### SHORT PROBLEM:
Can you transcribe the data exactly? Leave the pictures out.

### INPUT MATERIAL:
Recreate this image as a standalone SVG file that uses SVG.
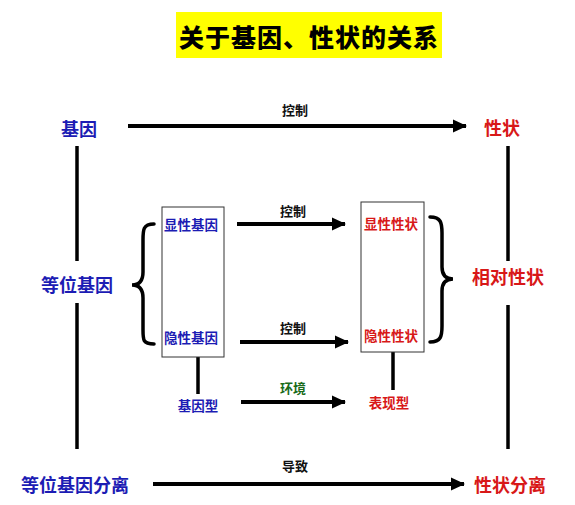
<svg xmlns="http://www.w3.org/2000/svg" width="575" height="505" viewBox="0 0 575 505">
<defs>
<marker id="ah" markerUnits="userSpaceOnUse" markerWidth="14" markerHeight="14" viewBox="0 0 14 14" refX="13" refY="7" orient="auto">
<path d="M0,0.5 L14,7 L0,13.5 Z" fill="#000"/>
</marker>
<style>
.big{font-family:"Noto Sans CJK SC",sans-serif;font-size:18px;font-weight:bold;dominant-baseline:central;text-anchor:middle}
.sm{font-family:"Noto Sans CJK SC",sans-serif;font-size:13.5px;font-weight:bold;dominant-baseline:central;text-anchor:middle}
.lbl{font-family:"Noto Sans CJK SC",sans-serif;font-size:13px;font-weight:bold;dominant-baseline:central;text-anchor:middle;fill:#111}
.blue{fill:#1c1cb4}
.red{fill:#d81818}
.green{fill:#1b6b1b}
.ln{stroke:#000;stroke-width:3.5;fill:none}
.arr{stroke:#000;stroke-width:4;fill:none;marker-end:url(#ah)}
.box{fill:#fff;stroke:#333;stroke-width:1}
.brace{stroke:#000;stroke-width:3.5;fill:none;stroke-linecap:round}
</style>
</defs>
<rect width="575" height="505" fill="#fff"/>
<g id="title">
<rect x="176" y="12" width="266" height="46" fill="#ffff00"/>
<text x="309" y="36" style="font-family:'Noto Sans CJK SC',sans-serif;font-size:25px;font-weight:900;dominant-baseline:central;text-anchor:middle;letter-spacing:1px" fill="#000">关于基因、性状的关系</text>
</g>
<g id="connectors">
<line class="arr" x1="128" y1="126" x2="466" y2="126"/>
<text class="lbl" x="295" y="109">控制</text>
<line class="ln" x1="77" y1="146" x2="77" y2="261"/>
<line class="ln" x1="77" y1="303" x2="77" y2="449"/>
<line class="ln" x1="508" y1="146" x2="508" y2="261"/>
<line class="ln" x1="508" y1="305" x2="508" y2="449"/>
<line class="arr" x1="153" y1="484" x2="464" y2="484"/>
<text class="lbl" x="295" y="465">导致</text>
<line class="arr" x1="237" y1="224" x2="345" y2="224"/>
<text class="lbl" x="293" y="210">控制</text>
<line class="arr" x1="240" y1="342" x2="348" y2="342"/>
<text class="lbl" x="293" y="327">控制</text>
<line class="arr" x1="241" y1="402" x2="345" y2="402"/>
<text class="lbl green" x="293" y="387">环境</text>
<line class="ln" x1="198" y1="357" x2="198" y2="394"/>
<line class="ln" x1="393" y1="352" x2="393" y2="390"/>
<path class="brace" d="M154,224 C143,224 143,230 143,240 L143,272 C143,281 139,285 132,285 C139,285 143,289 143,298 L143,330 C143,340 143,344 154,344"/>
<path class="brace" d="M430,217 C441,217 442,223 442,233 L442,267 C442,275 446,279 453,279 C446,279 442,283 442,291 L442,326 C442,336 441,342 430,342"/>
</g>
<g id="gene"><text class="big blue" x="79" y="128">基因</text></g>
<g id="trait"><text class="big red" x="502" y="127">性状</text></g>
<g id="allele"><text class="big blue" x="77" y="284">等位基因</text></g>
<g id="relative-trait"><text class="big red" x="508" y="276">相对性状</text></g>
<g id="allele-sep"><text class="big blue" x="75" y="484">等位基因分离</text></g>
<g id="trait-sep"><text class="big red" x="510" y="484">性状分离</text></g>
<g id="gene-box">
<rect class="box" x="162" y="207" width="62" height="150"/>
<text class="sm blue" x="191" y="224">显性基因</text>
<text class="sm blue" x="191" y="337">隐性基因</text>
</g>
<g id="trait-box">
<rect class="box" x="361" y="202" width="63" height="150"/>
<text class="sm red" x="391" y="223">显性性状</text>
<text class="sm red" x="391" y="335">隐性性状</text>
</g>
<g id="genotype"><text class="sm blue" x="198" y="405">基因型</text></g>
<g id="phenotype"><text class="sm red" x="389" y="402">表现型</text></g>
</svg>
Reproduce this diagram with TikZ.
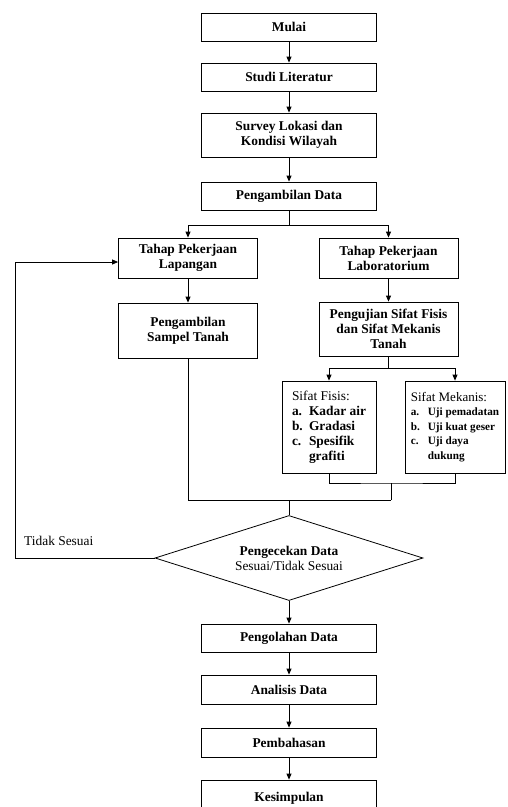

### SOLUTION FOR THIS EXERCISE:
Recreate this image as a standalone SVG file that uses SVG.
<svg xmlns="http://www.w3.org/2000/svg" width="575" height="505" viewBox="0 0 575 505">
<defs>
<marker id="ah" markerUnits="userSpaceOnUse" markerWidth="14" markerHeight="14" viewBox="0 0 14 14" refX="13" refY="7" orient="auto">
<path d="M0,0.5 L14,7 L0,13.5 Z" fill="#000"/>
</marker>
<style>
.big{font-family:"Noto Sans CJK SC",sans-serif;font-size:18px;font-weight:bold;dominant-baseline:central;text-anchor:middle}
.sm{font-family:"Noto Sans CJK SC",sans-serif;font-size:13.5px;font-weight:bold;dominant-baseline:central;text-anchor:middle}
.lbl{font-family:"Noto Sans CJK SC",sans-serif;font-size:13px;font-weight:bold;dominant-baseline:central;text-anchor:middle;fill:#111}
.blue{fill:#1c1cb4}
.red{fill:#d81818}
.green{fill:#1b6b1b}
.ln{stroke:#000;stroke-width:3.5;fill:none}
.arr{stroke:#000;stroke-width:4;fill:none;marker-end:url(#ah)}
.box{fill:#fff;stroke:#333;stroke-width:1}
.brace{stroke:#000;stroke-width:3.5;fill:none;stroke-linecap:round}
</style>
</defs>
<rect width="575" height="505" fill="#fff"/>
<g id="title">
<rect x="176" y="12" width="266" height="46" fill="#ffff00"/>
<text x="309" y="36" style="font-family:'Noto Sans CJK SC',sans-serif;font-size:25px;font-weight:900;dominant-baseline:central;text-anchor:middle;letter-spacing:1px" fill="#000">关于基因、性状的关系</text>
</g>
<g id="connectors">
<line class="arr" x1="128" y1="126" x2="466" y2="126"/>
<text class="lbl" x="295" y="109">控制</text>
<line class="ln" x1="77" y1="146" x2="77" y2="261"/>
<line class="ln" x1="77" y1="303" x2="77" y2="449"/>
<line class="ln" x1="508" y1="146" x2="508" y2="261"/>
<line class="ln" x1="508" y1="305" x2="508" y2="449"/>
<line class="arr" x1="153" y1="484" x2="464" y2="484"/>
<text class="lbl" x="295" y="465">导致</text>
<line class="arr" x1="237" y1="224" x2="345" y2="224"/>
<text class="lbl" x="293" y="210">控制</text>
<line class="arr" x1="240" y1="342" x2="348" y2="342"/>
<text class="lbl" x="293" y="327">控制</text>
<line class="arr" x1="241" y1="402" x2="345" y2="402"/>
<text class="lbl green" x="293" y="387">环境</text>
<line class="ln" x1="198" y1="357" x2="198" y2="394"/>
<line class="ln" x1="393" y1="352" x2="393" y2="390"/>
<path class="brace" d="M154,224 C143,224 143,230 143,240 L143,272 C143,281 139,285 132,285 C139,285 143,289 143,298 L143,330 C143,340 143,344 154,344"/>
<path class="brace" d="M430,217 C441,217 442,223 442,233 L442,267 C442,275 446,279 453,279 C446,279 442,283 442,291 L442,326 C442,336 441,342 430,342"/>
</g>
<g id="gene"><text class="big blue" x="79" y="128">基因</text></g>
<g id="trait"><text class="big red" x="502" y="127">性状</text></g>
<g id="allele"><text class="big blue" x="77" y="284">等位基因</text></g>
<g id="relative-trait"><text class="big red" x="508" y="276">相对性状</text></g>
<g id="allele-sep"><text class="big blue" x="75" y="484">等位基因分离</text></g>
<g id="trait-sep"><text class="big red" x="510" y="484">性状分离</text></g>
<g id="gene-box">
<rect class="box" x="162" y="207" width="62" height="150"/>
<text class="sm blue" x="191" y="224">显性基因</text>
<text class="sm blue" x="191" y="337">隐性基因</text>
</g>
<g id="trait-box">
<rect class="box" x="361" y="202" width="63" height="150"/>
<text class="sm red" x="391" y="223">显性性状</text>
<text class="sm red" x="391" y="335">隐性性状</text>
</g>
<g id="genotype"><text class="sm blue" x="198" y="405">基因型</text></g>
<g id="phenotype"><text class="sm red" x="389" y="402">表现型</text></g>
</svg>
Reproduce this diagram with TikZ.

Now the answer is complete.